Faithful Catholic women join the Spirit in groaning at the tragic doctrines expressed in this article.
Of course, you are here not thinking with the mind of the Church.
All this talk of ordaining women to the Order of Deacon is a ruse. Deacons are configured to Christ as servant Who came to serve and not to be served. These progressive feminists in the Church have spent their lifetime exorcising the demon of servitude. Rather, they lust for power in the Church and won’t be satisfied until they can get ordained as priests. And then, that lofty position in the hierarchy will not be enough to satisfy their lust for power and they will insist on being ordained bishop. But they won’t stop until one of them can get elected Pope. Of course, it wouldn’t be long before even that didn’t satisfy. No, the only path to salvation is: sacrifice, servitude, death to self, humility, piety, fear of the Lord, etc.
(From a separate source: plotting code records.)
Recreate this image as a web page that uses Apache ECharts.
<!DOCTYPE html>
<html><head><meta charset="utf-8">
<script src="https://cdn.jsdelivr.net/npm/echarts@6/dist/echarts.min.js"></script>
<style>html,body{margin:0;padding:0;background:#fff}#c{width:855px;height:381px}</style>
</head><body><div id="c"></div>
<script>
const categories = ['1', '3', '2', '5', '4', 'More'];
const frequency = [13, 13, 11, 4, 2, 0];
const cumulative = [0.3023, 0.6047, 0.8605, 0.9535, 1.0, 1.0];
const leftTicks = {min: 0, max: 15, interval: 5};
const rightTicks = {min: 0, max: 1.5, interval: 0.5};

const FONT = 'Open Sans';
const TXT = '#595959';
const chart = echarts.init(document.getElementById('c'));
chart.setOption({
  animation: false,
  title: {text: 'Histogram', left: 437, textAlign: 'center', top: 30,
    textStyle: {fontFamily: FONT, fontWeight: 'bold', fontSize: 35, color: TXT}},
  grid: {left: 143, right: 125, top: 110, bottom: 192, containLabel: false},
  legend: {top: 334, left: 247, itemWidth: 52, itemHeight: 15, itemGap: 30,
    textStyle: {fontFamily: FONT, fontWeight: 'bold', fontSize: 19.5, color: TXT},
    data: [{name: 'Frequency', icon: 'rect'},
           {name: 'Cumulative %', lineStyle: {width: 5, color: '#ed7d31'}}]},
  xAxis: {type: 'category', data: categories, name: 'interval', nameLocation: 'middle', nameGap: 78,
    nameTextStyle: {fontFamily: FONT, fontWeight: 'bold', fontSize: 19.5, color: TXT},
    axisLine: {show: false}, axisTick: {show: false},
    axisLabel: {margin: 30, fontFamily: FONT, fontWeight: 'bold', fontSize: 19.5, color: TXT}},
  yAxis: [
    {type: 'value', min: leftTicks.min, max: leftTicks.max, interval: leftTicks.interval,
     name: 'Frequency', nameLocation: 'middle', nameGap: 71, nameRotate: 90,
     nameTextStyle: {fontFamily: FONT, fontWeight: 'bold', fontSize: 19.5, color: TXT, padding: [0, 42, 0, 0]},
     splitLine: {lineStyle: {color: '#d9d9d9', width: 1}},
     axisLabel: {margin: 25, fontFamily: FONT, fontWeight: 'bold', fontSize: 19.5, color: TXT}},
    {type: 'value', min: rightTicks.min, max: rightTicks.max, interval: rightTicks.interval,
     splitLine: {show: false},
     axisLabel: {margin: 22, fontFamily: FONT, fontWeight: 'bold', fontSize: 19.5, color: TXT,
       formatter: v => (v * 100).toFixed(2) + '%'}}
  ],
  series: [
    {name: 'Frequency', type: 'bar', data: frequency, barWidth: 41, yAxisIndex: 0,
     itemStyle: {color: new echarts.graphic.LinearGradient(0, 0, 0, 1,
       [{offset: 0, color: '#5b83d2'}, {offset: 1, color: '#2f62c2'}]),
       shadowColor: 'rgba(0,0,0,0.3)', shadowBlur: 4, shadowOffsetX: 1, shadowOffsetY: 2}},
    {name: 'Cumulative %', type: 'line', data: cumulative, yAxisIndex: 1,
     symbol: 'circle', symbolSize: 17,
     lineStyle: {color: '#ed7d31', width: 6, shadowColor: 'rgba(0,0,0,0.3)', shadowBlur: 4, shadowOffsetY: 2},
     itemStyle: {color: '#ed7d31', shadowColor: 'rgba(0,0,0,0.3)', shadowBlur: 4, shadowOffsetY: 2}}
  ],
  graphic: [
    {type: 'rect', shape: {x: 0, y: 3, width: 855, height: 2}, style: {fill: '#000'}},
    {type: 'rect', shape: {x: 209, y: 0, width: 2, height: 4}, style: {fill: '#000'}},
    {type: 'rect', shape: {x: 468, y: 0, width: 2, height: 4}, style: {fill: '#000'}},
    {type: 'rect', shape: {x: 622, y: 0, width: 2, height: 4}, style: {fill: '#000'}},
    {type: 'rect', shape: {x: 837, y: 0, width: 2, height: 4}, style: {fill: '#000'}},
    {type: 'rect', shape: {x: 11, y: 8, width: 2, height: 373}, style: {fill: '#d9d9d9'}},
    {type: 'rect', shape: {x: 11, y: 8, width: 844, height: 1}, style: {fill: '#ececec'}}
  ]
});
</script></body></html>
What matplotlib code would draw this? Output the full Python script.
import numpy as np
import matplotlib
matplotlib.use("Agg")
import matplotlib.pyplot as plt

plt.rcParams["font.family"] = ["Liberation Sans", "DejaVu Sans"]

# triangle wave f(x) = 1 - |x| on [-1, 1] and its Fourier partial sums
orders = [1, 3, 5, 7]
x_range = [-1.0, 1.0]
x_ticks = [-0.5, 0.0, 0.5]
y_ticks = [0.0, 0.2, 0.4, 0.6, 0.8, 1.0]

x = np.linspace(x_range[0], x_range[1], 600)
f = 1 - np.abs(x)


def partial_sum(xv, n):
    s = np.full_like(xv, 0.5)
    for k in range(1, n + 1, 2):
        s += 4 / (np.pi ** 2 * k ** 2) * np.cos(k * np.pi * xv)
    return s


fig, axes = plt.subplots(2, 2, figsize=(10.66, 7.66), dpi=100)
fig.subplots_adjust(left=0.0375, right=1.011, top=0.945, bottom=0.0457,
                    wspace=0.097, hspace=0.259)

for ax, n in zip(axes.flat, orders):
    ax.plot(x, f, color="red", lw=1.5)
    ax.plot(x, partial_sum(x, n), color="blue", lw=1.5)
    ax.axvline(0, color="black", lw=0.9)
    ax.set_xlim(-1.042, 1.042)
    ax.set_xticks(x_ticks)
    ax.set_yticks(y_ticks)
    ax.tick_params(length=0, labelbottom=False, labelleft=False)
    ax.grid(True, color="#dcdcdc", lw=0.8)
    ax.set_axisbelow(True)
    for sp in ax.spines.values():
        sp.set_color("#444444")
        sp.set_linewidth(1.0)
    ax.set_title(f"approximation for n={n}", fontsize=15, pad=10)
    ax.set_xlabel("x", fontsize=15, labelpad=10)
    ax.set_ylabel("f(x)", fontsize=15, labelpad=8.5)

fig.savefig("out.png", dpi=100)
These would not appeal to the feminist types.
One should remember. We don’t pick this profession. Speaking for myself I do believe I speak for the disciples as well….we don’t choose persecution and ministry. The calling comes from He that sent for us. I have no choice when it comes to following Jesus. He created me. Shaped me. I am obedient because I am. I am here. Awake. A servant to the calling. You don’t mess with the creator. Walking to the beat of His/Her/Their drum. I could speak about pronouns here and now. As teachers we might want to consider the value of “going there” so one can appreciate the pull we have at demonstrating the Importance of questioning our identity. If we are all God’s children, we should consider it was Jesus himself that told us to listen understand and obey the HS. If we are told to leave, go West, use OUR talents. If the HS leads us into the desert….we go!. I don’t say “no I’m a lady”. Jesus loved his ladies. Jesus calls ladies into healing the sick. The ladies might be called into service to Minister to another lady.
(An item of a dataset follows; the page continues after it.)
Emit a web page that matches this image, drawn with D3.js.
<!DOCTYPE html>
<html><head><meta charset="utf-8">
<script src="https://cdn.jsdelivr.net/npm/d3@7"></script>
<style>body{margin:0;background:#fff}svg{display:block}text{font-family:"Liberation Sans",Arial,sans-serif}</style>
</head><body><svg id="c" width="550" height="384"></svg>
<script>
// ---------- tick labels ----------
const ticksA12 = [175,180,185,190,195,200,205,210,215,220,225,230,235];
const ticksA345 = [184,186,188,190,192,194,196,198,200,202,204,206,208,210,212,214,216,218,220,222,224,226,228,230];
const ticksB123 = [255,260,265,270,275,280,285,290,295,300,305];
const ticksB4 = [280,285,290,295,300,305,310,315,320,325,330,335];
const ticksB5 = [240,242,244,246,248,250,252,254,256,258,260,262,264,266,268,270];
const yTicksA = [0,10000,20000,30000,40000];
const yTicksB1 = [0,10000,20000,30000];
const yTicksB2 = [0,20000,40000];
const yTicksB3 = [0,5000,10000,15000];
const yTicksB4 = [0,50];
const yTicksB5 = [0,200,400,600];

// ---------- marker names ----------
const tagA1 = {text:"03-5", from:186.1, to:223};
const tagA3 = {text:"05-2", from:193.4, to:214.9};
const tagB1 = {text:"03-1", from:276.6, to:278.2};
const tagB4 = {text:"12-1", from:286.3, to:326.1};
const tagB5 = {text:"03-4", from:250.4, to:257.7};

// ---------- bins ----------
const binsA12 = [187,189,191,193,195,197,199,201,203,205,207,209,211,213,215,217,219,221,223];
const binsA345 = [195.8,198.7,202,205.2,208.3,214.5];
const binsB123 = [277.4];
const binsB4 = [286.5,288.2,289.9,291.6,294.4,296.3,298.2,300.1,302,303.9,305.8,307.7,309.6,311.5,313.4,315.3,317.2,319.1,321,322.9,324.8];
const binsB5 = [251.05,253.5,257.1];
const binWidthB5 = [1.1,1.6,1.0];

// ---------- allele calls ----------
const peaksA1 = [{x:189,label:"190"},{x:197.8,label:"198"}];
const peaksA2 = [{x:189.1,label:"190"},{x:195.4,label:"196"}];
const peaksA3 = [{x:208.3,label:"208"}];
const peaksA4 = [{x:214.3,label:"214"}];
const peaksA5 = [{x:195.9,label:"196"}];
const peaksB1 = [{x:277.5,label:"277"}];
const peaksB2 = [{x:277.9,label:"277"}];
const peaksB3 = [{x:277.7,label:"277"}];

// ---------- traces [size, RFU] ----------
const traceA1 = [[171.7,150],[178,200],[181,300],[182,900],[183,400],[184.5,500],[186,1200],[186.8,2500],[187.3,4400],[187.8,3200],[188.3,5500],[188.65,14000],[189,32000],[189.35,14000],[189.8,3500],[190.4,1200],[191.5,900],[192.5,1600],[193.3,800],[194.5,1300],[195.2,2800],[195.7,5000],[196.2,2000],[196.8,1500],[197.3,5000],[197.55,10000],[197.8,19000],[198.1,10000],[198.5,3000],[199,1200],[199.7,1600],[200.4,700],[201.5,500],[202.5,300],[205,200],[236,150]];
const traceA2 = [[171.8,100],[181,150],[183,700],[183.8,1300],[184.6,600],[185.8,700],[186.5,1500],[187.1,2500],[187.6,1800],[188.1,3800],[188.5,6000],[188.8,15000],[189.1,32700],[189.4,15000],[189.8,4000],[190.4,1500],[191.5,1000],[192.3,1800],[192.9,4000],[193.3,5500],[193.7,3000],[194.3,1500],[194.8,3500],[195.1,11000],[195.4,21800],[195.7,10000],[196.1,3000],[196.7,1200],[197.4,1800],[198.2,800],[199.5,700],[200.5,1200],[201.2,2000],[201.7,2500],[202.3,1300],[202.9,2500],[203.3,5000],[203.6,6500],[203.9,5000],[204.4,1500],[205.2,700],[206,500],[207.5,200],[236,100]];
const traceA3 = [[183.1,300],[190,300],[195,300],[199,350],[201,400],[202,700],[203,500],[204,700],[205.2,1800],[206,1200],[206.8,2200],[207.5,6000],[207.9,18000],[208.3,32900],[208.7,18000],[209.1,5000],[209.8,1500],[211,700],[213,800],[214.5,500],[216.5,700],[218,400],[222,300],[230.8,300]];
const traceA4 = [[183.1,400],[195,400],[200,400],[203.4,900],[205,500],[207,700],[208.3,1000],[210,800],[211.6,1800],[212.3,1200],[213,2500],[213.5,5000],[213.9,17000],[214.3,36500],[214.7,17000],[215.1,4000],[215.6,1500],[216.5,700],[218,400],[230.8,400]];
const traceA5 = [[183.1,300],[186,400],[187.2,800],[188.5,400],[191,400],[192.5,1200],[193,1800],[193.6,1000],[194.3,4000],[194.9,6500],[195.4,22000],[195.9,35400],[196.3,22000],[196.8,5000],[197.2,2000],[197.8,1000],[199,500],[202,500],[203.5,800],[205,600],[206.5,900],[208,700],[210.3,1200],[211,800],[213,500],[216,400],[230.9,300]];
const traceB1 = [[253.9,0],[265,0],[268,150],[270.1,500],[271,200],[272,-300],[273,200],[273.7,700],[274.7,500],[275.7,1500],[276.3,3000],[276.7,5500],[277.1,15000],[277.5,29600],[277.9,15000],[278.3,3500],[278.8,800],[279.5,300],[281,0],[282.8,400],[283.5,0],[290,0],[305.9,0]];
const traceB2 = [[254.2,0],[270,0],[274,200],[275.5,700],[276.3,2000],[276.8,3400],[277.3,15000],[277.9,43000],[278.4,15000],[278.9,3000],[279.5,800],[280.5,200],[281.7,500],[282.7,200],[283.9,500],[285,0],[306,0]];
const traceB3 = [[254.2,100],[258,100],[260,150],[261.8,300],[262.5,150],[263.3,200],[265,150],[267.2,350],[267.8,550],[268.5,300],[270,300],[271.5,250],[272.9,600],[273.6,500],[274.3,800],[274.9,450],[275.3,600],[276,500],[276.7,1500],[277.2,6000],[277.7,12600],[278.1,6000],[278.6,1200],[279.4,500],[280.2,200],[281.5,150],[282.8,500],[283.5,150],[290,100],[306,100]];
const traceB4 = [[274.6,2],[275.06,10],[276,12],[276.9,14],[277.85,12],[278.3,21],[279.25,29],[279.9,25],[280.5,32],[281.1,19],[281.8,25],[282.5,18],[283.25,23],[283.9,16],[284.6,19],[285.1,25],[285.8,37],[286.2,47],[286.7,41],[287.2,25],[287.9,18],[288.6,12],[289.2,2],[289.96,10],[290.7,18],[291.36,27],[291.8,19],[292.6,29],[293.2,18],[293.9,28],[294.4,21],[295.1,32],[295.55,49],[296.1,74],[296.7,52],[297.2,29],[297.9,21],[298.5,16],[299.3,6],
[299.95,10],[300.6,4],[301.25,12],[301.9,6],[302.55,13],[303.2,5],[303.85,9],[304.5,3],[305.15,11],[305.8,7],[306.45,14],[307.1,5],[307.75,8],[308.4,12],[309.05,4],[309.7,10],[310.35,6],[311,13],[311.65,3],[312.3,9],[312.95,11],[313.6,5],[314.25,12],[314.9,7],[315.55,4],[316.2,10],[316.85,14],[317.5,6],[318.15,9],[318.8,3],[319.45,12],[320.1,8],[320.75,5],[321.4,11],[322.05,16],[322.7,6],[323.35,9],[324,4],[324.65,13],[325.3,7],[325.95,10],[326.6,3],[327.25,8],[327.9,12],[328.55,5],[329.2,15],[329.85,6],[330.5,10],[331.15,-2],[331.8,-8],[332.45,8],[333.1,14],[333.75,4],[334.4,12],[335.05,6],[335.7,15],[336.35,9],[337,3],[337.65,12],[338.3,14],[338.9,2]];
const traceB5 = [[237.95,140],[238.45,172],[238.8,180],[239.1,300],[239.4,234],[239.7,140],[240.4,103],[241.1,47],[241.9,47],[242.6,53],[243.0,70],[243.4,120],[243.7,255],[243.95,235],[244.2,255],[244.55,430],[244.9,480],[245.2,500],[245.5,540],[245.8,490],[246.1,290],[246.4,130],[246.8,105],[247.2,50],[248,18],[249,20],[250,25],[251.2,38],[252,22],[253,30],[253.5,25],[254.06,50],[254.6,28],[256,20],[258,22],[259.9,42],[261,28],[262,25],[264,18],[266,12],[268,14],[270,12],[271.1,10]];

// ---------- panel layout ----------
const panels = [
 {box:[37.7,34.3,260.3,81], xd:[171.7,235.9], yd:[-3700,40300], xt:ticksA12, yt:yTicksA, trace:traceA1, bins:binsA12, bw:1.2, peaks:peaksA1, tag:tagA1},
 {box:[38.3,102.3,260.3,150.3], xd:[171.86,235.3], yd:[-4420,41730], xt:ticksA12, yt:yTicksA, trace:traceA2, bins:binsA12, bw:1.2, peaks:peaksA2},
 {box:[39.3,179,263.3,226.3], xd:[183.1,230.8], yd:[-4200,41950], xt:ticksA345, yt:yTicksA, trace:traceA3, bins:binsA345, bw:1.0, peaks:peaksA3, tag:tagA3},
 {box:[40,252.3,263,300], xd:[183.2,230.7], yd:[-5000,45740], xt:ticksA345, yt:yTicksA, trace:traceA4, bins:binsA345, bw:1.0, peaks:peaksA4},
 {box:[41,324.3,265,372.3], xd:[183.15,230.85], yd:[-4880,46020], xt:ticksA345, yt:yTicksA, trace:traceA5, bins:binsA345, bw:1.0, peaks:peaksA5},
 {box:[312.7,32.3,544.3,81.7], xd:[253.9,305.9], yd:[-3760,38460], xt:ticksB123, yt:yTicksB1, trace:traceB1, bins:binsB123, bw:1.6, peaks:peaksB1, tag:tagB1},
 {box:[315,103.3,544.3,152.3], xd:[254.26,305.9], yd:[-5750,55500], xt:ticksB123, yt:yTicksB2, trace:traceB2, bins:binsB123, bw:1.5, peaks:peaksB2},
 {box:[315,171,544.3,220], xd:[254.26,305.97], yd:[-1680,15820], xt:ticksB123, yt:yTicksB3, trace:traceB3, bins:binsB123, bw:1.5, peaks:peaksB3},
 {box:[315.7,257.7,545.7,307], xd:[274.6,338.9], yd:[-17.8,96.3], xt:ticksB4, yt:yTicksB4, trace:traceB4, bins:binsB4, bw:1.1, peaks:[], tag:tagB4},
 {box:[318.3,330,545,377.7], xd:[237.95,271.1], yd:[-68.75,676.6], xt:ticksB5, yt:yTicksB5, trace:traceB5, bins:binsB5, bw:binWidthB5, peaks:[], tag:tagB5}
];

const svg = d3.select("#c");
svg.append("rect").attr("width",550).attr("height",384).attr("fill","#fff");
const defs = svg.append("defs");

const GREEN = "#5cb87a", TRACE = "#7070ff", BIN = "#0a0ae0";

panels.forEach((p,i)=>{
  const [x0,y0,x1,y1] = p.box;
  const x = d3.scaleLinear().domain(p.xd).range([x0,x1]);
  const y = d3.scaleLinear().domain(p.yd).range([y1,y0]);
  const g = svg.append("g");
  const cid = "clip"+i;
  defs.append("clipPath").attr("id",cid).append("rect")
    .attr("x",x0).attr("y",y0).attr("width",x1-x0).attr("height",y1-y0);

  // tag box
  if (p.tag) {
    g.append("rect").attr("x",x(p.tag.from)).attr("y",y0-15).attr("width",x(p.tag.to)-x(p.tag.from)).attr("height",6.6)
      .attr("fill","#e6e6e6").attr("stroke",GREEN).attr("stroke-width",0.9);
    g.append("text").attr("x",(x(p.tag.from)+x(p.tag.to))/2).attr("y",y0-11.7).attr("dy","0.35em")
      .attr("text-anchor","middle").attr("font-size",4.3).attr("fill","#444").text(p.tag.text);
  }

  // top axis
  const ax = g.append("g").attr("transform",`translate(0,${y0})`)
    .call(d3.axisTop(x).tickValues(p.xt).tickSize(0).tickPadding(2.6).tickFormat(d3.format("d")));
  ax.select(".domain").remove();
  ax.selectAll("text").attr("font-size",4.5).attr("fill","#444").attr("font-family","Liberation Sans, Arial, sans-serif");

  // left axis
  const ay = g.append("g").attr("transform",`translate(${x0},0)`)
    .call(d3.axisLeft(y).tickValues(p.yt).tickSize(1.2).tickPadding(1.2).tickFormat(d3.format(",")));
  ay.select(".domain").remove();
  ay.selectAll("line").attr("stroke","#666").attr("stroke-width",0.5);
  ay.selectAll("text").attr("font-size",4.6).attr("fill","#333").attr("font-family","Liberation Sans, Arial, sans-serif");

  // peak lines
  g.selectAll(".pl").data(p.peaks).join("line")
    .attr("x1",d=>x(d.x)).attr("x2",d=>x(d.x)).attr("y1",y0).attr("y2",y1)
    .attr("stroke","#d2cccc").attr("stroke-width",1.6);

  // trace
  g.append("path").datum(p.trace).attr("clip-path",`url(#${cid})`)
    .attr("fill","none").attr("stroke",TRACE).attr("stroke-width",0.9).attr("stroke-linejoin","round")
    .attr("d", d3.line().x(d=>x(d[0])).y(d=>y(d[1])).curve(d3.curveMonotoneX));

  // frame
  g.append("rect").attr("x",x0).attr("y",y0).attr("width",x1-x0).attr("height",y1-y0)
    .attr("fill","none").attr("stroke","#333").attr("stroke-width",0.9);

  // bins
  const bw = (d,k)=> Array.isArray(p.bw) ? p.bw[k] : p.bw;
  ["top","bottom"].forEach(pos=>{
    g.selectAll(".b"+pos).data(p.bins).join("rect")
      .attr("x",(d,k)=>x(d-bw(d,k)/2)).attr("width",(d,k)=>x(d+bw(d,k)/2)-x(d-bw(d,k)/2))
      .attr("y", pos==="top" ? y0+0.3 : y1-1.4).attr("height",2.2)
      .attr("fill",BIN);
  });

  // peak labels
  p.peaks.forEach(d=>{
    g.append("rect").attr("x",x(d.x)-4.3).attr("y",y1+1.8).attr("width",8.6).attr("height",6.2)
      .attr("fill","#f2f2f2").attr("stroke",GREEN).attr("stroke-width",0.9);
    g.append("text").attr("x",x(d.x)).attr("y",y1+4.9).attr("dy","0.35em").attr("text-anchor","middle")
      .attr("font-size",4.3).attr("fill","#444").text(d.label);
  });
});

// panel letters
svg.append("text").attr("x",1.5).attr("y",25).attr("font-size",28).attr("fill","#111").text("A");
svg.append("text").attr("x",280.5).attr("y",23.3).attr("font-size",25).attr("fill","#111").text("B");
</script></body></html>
For that matter….we might also be lead into not revealing our sex so as to walk in obedience. God wants relationship with all of us. All the time. Yes, we might make mistakes. We are human. No crime. Pick up the cross ✝️ and experience all we were meant to experience. The disciples were told to bring their swords.
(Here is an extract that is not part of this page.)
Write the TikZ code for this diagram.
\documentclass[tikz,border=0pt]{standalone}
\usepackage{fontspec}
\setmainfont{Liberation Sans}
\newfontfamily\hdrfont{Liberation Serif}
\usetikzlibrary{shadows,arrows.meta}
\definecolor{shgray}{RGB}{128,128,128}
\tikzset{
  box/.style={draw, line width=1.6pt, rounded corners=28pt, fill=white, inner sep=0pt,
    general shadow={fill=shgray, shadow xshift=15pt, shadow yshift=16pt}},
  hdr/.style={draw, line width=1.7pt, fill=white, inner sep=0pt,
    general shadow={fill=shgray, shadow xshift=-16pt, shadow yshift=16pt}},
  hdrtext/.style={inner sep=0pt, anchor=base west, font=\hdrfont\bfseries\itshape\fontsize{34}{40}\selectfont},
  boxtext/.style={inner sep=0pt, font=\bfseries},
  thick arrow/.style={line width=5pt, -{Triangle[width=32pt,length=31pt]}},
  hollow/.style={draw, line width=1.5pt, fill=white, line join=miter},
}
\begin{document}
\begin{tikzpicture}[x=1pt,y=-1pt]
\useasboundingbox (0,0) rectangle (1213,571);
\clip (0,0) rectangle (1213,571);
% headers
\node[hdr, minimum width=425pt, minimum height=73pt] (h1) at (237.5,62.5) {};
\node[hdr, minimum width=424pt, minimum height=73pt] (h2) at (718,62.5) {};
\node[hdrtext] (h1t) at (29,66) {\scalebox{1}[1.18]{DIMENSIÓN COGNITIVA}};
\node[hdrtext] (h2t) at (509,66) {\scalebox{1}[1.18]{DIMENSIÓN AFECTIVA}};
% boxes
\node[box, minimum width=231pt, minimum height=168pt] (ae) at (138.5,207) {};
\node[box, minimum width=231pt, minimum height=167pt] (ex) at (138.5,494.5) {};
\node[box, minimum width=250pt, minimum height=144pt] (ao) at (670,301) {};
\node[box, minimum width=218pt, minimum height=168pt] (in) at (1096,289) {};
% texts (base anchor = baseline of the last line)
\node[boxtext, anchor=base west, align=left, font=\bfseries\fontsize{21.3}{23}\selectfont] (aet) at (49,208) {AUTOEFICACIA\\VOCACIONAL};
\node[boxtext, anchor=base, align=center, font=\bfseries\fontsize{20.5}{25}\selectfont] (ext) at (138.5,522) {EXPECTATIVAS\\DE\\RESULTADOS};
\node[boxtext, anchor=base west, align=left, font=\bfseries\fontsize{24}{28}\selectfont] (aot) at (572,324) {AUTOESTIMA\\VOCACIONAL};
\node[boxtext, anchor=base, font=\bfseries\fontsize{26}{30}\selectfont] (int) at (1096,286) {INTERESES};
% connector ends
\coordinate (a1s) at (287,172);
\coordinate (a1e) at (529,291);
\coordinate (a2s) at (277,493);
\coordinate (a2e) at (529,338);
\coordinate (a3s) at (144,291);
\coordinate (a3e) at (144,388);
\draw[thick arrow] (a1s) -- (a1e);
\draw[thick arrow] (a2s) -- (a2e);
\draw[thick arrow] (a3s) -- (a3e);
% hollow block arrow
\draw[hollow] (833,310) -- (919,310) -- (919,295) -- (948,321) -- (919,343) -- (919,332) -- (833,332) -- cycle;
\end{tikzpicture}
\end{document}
Keep your eyes up. Not back. Stand. Witness. And praise God we are here!
Maybe it was BECAUSE “Jesus loved his ladies” that HE (the fully Divine nature! and fully human nature, both) did NOT call them to be his apostles? And, most of all, he loved His mother (as if mothers still matter): because she was most like Himself—in her “fiat.”
But, there is a good side point about the use of “talents”….We are reminded, for example, of the legendary and female amazon archers who cut off their right breasts, such that their arrows could more sharply find their targets. But now females are signaled cut off both breasts, in order to transition more completely! Do we see a pattern here?…
Yes, the answer to actively homosexual priests (not the cover-story “pedophiles”) buggering young men has been a huge disaster, but now to lesbianize the Church (reducing it from sacramental incorporation into Christ, now simplistically to a lady “called in service to Minister to another lady”?) doesn’t cut it, either.
The “pattern”? Must everything be unisexualized under cover of the disordering pronoun thingy? “Keep your eyes up. Not back. Stand. Witness. And praise God we are here!”
“Here?” The new gospel: Entropy is God!
Finally, women can shed their burkas! Well, maybe not.
If rthe church is the bride of Christ then only men can be a priest.
If the current trajectory of societal convolution continues undisturbed per Newton’s laws of motion, we men, who’s roles have all been replaced and/or made completely redundant, have lost our place altogether.
It is interesting that the word “satan” (the accuser), in Latin, is satana, with a feminine suffix.